With state security breach notification laws starting to show their age, California has again been asked to take the lead in updating these laws. Recently, California’s legislators attempted to push two new bills through. One of the bills was just vetoed, the other passed a few weeks ago.
The failed bill was SB 1166. SB 1166 attempted to clear up some of the confusion as to what information needed to be disclosed to consumers affected by a security breach of a computerized data system which maintained their personal information. For example, the bill would have required that the consumer be told in plain English: (1) the contact information for the entity providing this notice, (2) a list of the types of personal information that were the subject of the breach, (3) when the breach occurred (or an estimate thereof), (4) the date the consumer was first notified of the breach and whether such notice was delayed because of an investigation involving law enforcement, (5) a description of the breach incident and (6) a toll-free number and address for the major credit reporting agencies if the incident involved exposure of their social security number, driver’s license or California I.D. card. Furthermore, the reporting entity would have been required to inform the consumer on what remedial actions it has taken to protect the consumer’s information, to provide advice on steps that the individual may take to protect himself or herself (e.g., to advise the consumer to put a fraud alert on his or her credit through the toll-free number being provided) and to provide the Attorney General with a copy of such notice letter.
Prudently, on October 7, 2010, Governor Schwarzenegger provided notice that he would not sign this legislation into law. While these requirements could have ended any confusion as to what is actually required by law instead of what is recommended when providing notification of a security breach, California’s Office of Privacy Protection has long been suggesting that reporting entities notify affected individuals in the manner described above as a best practice when attempting to comply with California’s existing laws. As such, the Governor found this bill unnecessary. No doubt, with California’s current cash crunch, furloughs and reductions in force, SB 1166’s additional requirement to create a breach notice repository at the Attorney General’s office put the final nail in the coffin for this bill. Just the same, SB 1166 serves as an important reminder as to what businesses should consider doing to comply with California’s current law (CA Civ. Code 1798.82) and best industry practices when faced with a breach of their computerized data systems involving personal information.
For those demanding more legislation in this area, there is some light at the end of the tunnel (though it is more akin to that of a laser pointer than an all encompassing flood light). Senate Bill 1268 was just recently signed into law on September 29, 2010. This new law is much narrower in scope than SB 1166 as it is applicable only to transportation agencies operating electronic toll collection systems (e.g., toll roads using Fast Pass, EZ Pass, FastTrak, etc.).
SB 1268 restricts the transportation agency from collecting any information other than information which is necessary to perform its account functions. The bill’s author, State Senator Joe Simitian (D-Palo Alto) was quoted as saying, “There’s just no reason for a government agency to track the movements of Californians, let alone maintain that information in a database forever and ever.”

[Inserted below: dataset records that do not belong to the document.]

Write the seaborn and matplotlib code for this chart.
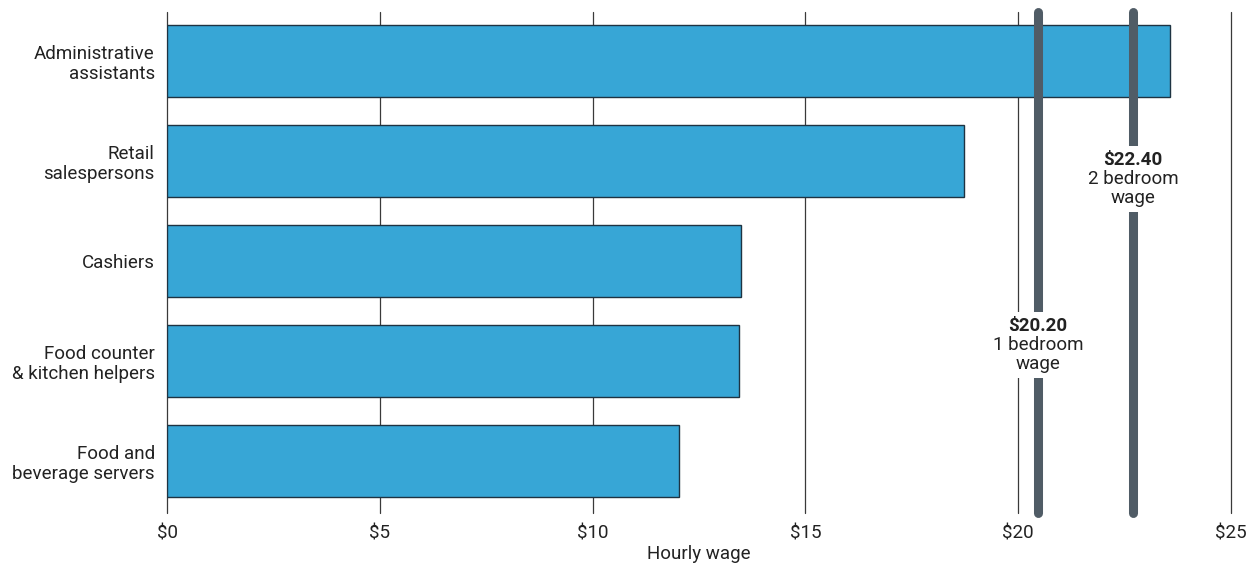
import matplotlib
matplotlib.use("Agg")
import matplotlib.pyplot as plt
import seaborn as sns
from pandas import DataFrame

jobs = [
    "Administrative\nassistants",
    "Retail\nsalespersons",
    "Cashiers",
    "Food counter\n& kitchen helpers",
    "Food and\nbeverage servers",
]
wages = [23.58, 18.73, 13.48, 13.43, 12.02]

# housing wage markers: where the line sits, and what the label says
wage_lines = [20.47, 22.71]
wage_amounts = ["$20.20", "$22.40"]
wage_names = ["1 bedroom\nwage", "2 bedroom\nwage"]
label_rows = [2.65, 0.99]

ticks = [0, 5, 10, 15, 20, 25]
tick_labels = ["$0", "$5", "$10", "$15", "$20", "$25"]

df = DataFrame({"job": jobs, "wage": wages})

sns.set_style("white")
plt.rcParams["font.family"] = ["Roboto", "DejaVu Sans"]
txt = "#222222"
fs = 13.5

fig = plt.figure(figsize=(12.55, 5.68), dpi=100)
ax = fig.add_axes([0.1333, 0.0968, 0.8473, 0.8821])

for t in ticks:
    ax.axvline(t, color="#3a3a3a", lw=0.9, zorder=0, clip_on=False)

sns.barplot(data=df, x="wage", y="job", orient="h", color="#37a6d6",
            saturation=1, width=0.72, edgecolor="#1e3342", linewidth=1.0,
            ax=ax, zorder=2)

for x, amt, name, yy in zip(wage_lines, wage_amounts, wage_names, label_rows):
    ax.axvline(x, color="#505c66", lw=6.5, solid_capstyle="round",
               zorder=3, clip_on=False)
    ax.text(x, yy, amt, ha="center", va="center", fontsize=fs,
            fontweight="bold", color=txt, zorder=4,
            bbox=dict(facecolor="white", edgecolor="none", pad=3.5))
    ax.text(x, yy + 0.1, name, ha="center", va="top", fontsize=fs,
            color=txt, zorder=4, linespacing=1.05,
            bbox=dict(facecolor="white", edgecolor="none", pad=3.5))

ax.set_xlim(0, 25)
ax.set_ylim(4.52, -0.49)
ax.set_xticks(ticks, tick_labels)
ax.set(ylabel="")
ax.set_xlabel("Hourly wage", fontsize=fs, color=txt, labelpad=2)
ax.tick_params(axis="x", length=0, pad=8, labelsize=fs, labelcolor=txt)
ax.tick_params(axis="y", length=0, pad=9, labelsize=fs, labelcolor=txt)
for lbl in ax.get_yticklabels():
    lbl.set_linespacing(1.15)
sns.despine(ax=ax, left=True, bottom=True)

fig.savefig("out.png", dpi=100)
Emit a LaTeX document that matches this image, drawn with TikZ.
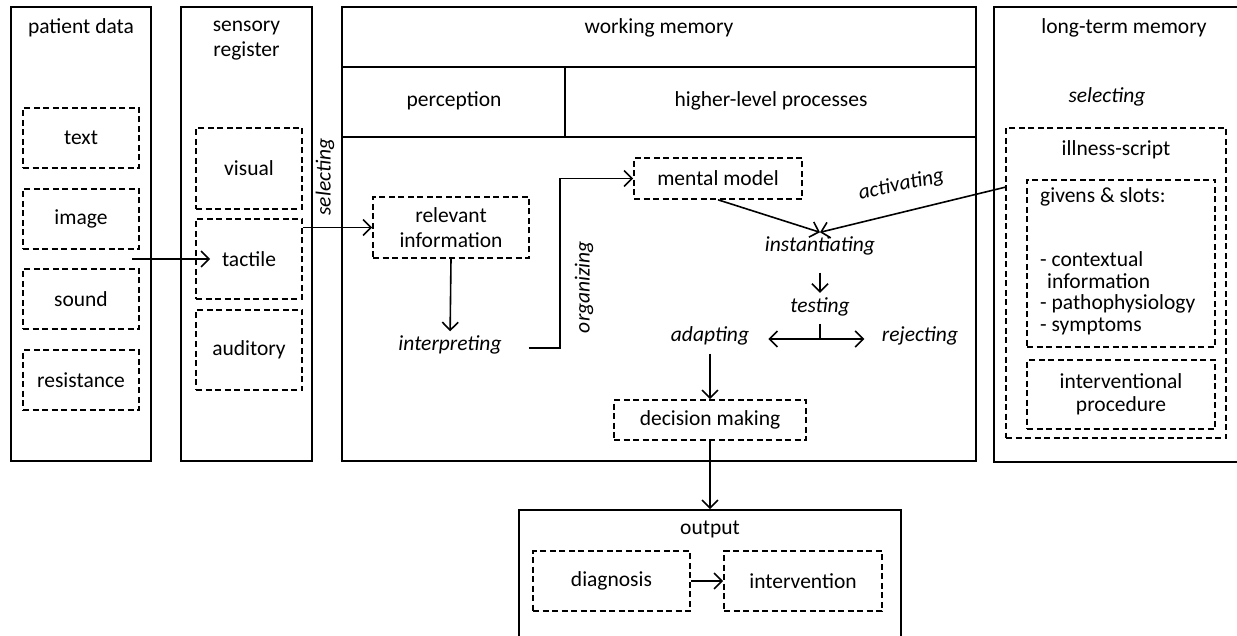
\documentclass[tikz,border=0pt]{standalone}
\usepackage{fontspec}
\setmainfont{Carlito}
\usetikzlibrary{arrows.meta,calc}
\newcommand\myfs{\fontsize{21.5pt}{25pt}\selectfont}
\tikzset{
  solidbox/.style={draw, line width=1.7pt, inner sep=0pt},
  dbox/.style={draw, line width=1.6pt, dash pattern=on 6pt off 3.5pt, inner sep=0pt, align=center},
  ttl/.style={inner sep=0pt, align=center},
  lbl/.style={font=\myfs\itshape, inner sep=2pt, text height=0.7em, text depth=0.2em},
  arr/.style={line width=1.6pt, -{Straight Barb[length=8pt,width=16pt,line width=1.6pt]}},
  arrtwo/.style={line width=1.6pt, {Straight Barb[length=8pt,width=16pt,line width=1.6pt]}-{Straight Barb[length=8pt,width=16pt,line width=1.6pt]}},
  plain/.style={line width=1.7pt}
}
\begin{document}
\begin{tikzpicture}[x=1pt,y=-1pt,font=\myfs]
\useasboundingbox (0,0) rectangle (1237,636);
\clip (0,0) rectangle (1237,636);

% patient data
\node[solidbox, minimum width=140pt, minimum height=454pt] (pd) at (81,234) {};
\node[ttl] (pdt) at (81,28) {patient data};
\node[dbox, minimum width=116pt, minimum height=60pt] (text) at (81,138) {text};
\node[dbox, minimum width=116pt, minimum height=60pt] (image) at (81,219) {image};
\node[dbox, minimum width=116pt, minimum height=60pt] (sound) at (81,299) {sound};
\node[dbox, minimum width=116pt, minimum height=60pt] (resist) at (81,380) {resistance};

% sensory register
\node[solidbox, minimum width=131pt, minimum height=454pt] (sr) at (246.5,234) {};
\node[ttl] (srt) at (246.5,40.5) {sensory\\register};
\node[dbox, minimum width=106pt, minimum height=81pt] (visual) at (249,168.5) {visual};
\node[dbox, minimum width=106pt, minimum height=80pt] (tactile) at (249,259) {tactile};
\node[dbox, minimum width=106pt, minimum height=80pt] (auditory) at (249,350) {auditory};
\coordinate (pdout) at (132,259);
\draw[arr] (pdout) -- ([xshift=15pt]tactile.west);

% working memory
\node[solidbox, minimum width=634pt, minimum height=454pt] (wm) at (659,234) {};
\node[ttl] (wmt) at (659,28) {working memory};
\draw[plain] ($(wm.north west)+(0,61)$) -- ($(wm.north east)+(0,61)$);
\draw[plain] ($(wm.north west)+(0,131)$) -- ($(wm.north east)+(0,131)$);
\draw[plain] ($(wm.north west)+(224,61)$) -- ($(wm.north west)+(224,131)$);
\node[ttl] (perc) at (454,101) {perception};
\node[ttl] (hlp) at (771,101) {higher-level processes};

\node[dbox, minimum width=156pt, minimum height=61pt] (relinfo) at (451,227.5) {relevant\\information};
\draw[arr] (tactile.east |- relinfo.west) -- (relinfo.west);
\node[lbl, rotate=90] (sel) at (328,177) {selecting};

\node[lbl] (interp) at (450,348) {interpreting};
\draw[arr, shorten >=10pt] (relinfo.south) -- (interp.north);

\node[dbox, minimum width=168pt, minimum height=41pt] (mm) at (718,178.5) {mental model};
\draw[arr] ([xshift=25pt]interp.east) -- ++(31,0) |- (mm.west);
\node[lbl, rotate=90] (org) at (587,287) {organizing};

\node[lbl] (inst) at (820,249) {instantiating};
\coordinate (conv) at ($(inst.north)+(0,-10)$);
\draw[arr] (mm.south) -- (conv);

\node[lbl] (test) at (820,310) {testing};
\draw[arr, shorten <=17pt, shorten >=10.5pt] (inst.south) -- (test.north);
\node[lbl] (adapt) at (710,339) {adapting};
\node[lbl] (rej) at (920,339) {rejecting};
\draw[arrtwo, shorten <=17pt, shorten >=15.5pt] (adapt.east) -- (rej.west);
\draw[plain] ([yshift=-7pt]test.south) -- (test.south |- adapt.center);

\node[dbox, minimum width=192pt, minimum height=40pt] (dm) at (710,420) {decision making};
\draw[arr, shorten <=8pt] (adapt.south) -- (dm.north);

% output
\node[solidbox, minimum width=382pt, minimum height=150pt] (out) at (710,585) {};
\node[ttl] (outt) at (710,529) {output};
\draw[arr] (dm.south) -- (out.north);
\node[dbox, minimum width=157pt, minimum height=60pt] (diag) at (611.5,581) {diagnosis};
\node[dbox, minimum width=158pt, minimum height=60pt] (interv) at (803,581) {intervention};
\draw[arr] (diag.east) -- (interv.west);

% long-term memory
\node[solidbox, minimum width=260pt, minimum height=455pt] (ltm) at (1124,234.5) {};
\node[ttl] (ltmt) at (1124,28) {long-term memory};
\node[lbl] (sel2) at (1107,100) {selecting};
\node[dbox, minimum width=220pt, minimum height=310pt] (is) at (1116,283) {};
\node[ttl] (ist) at (1116,150) {illness-script};
\node[dbox, minimum width=188pt, minimum height=167pt] (gs) at (1121,263.5) {};
\node[anchor=north west, align=left, inner sep=0pt, font=\fontsize{21.5pt}{21.5pt}\selectfont] (gst) at (1040,187) {givens \& slots:\\[43pt]- contextual\\\hspace*{7pt}information\\- pathophysiology\\- symptoms};
\node[dbox, minimum width=188pt, minimum height=69pt, font=\fontsize{21.5pt}{23pt}\selectfont] (ip) at (1121,394.5) {interventional\\procedure};
\draw[arr] ($(is.north west)+(0,60)$) -- (conv);
\node[lbl, rotate=12] (act) at (902,188) {activating};
\end{tikzpicture}
\end{document}
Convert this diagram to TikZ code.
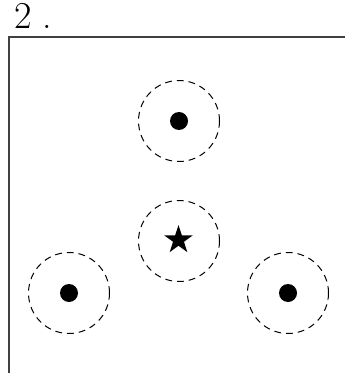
\documentclass[tikz,border=0pt]{standalone}
\usepackage{fontspec}
\setmainfont{Latin Modern Roman}
\usetikzlibrary{shapes.geometric}
\begin{document}
\begin{tikzpicture}[x=0.5pt,y=-0.5pt,
  ring/.style={circle,draw,dashed,dash pattern=on 3.4pt off 2.5pt,line width=0.5pt,minimum size=40.5pt,inner sep=0pt,outer sep=0pt},
  dotnode/.style={circle,fill=black,minimum size=9pt,inner sep=0pt},
  starnode/.style={star,star points=5,star point ratio=2.618,fill=black,minimum size=15pt,inner sep=0pt},
  frame/.style={line width=0.75pt,draw=black!75}]
\useasboundingbox (0,0) rectangle (345,373);
\node[anchor=base west,inner sep=0pt,font=\fontsize{19}{22}\selectfont] (lbl) at (14,29) {2\hspace{5.5pt}.};
\coordinate (fb) at (9,373);
\coordinate (fc) at (9,37);
\coordinate (fr) at (345,37);
\draw[frame] (fb) -- (fc) -- (fr);
\node[ring] (rt) at (179,121) {};
\node[dotnode] (dt) at (rt.center) {};
\node[ring] (rm) at (179,241) {};
\node[starnode] (sm) at (178.5,240) {};
\node[ring] (rl) at (69,293) {};
\node[dotnode] (dl) at (rl.center) {};
\node[ring] (rr) at (288,293) {};
\node[dotnode] (dr) at (rr.center) {};
\end{tikzpicture}
\end{document}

SB 1268 also prohibits a transportation agency from selling or providing personal information obtained from commuters who use their electronic toll collection systems except under limited circumstances. For example, if the transportation agency obtains the commuter’s express written consent to receive direct marketing communications, the transportation agency can provide the commuters contact information to such direct marketing agency in order to market the transportation agency’s and/or its business partners’ products and services.
Additionally, SB 1268 requires that, after July 1, 2011, the transportation agency must delete any personal information collected from commuters within four and a half years after the closure date of the commuter’s billing cycle. Again, there is already a law in California (Cal. Civ. Code 1798.81) which requires businesses who collect personal information from California consumers to delete such information when the records are no longer required by the business to be retained. As such, it is unclear if a transportation agency retaining a commuters information, as permitted by SB 1268, for four and a half years is reasonable or otherwise compliant with 1798.81. So, this aspect of SB 1268 may be actually more helpful to the transportation agencies than to the commuters. The original legislation introduced by State Senator Simitian had limited this time period to 150 days.
In order to implement these relatively benign requirements, the law permits the transportation agencies to impose new administrative fees (i.e., raise the tolls). Of course, if the transportation agency fails to comply with this law, any person whose information was sold or provided in violation of the law is granted a direct cause of action against the transportation agency for damages, costs and attorneys’ fees.
So, in summary, no new sweeping laws in California have been passed regarding security breaches. However, industries should be warned that legislatures in active states, such as California, are identifying and will likely be continuing to single out with precision shots the major aggregators of personal information, such as their recent target, transportation agencies.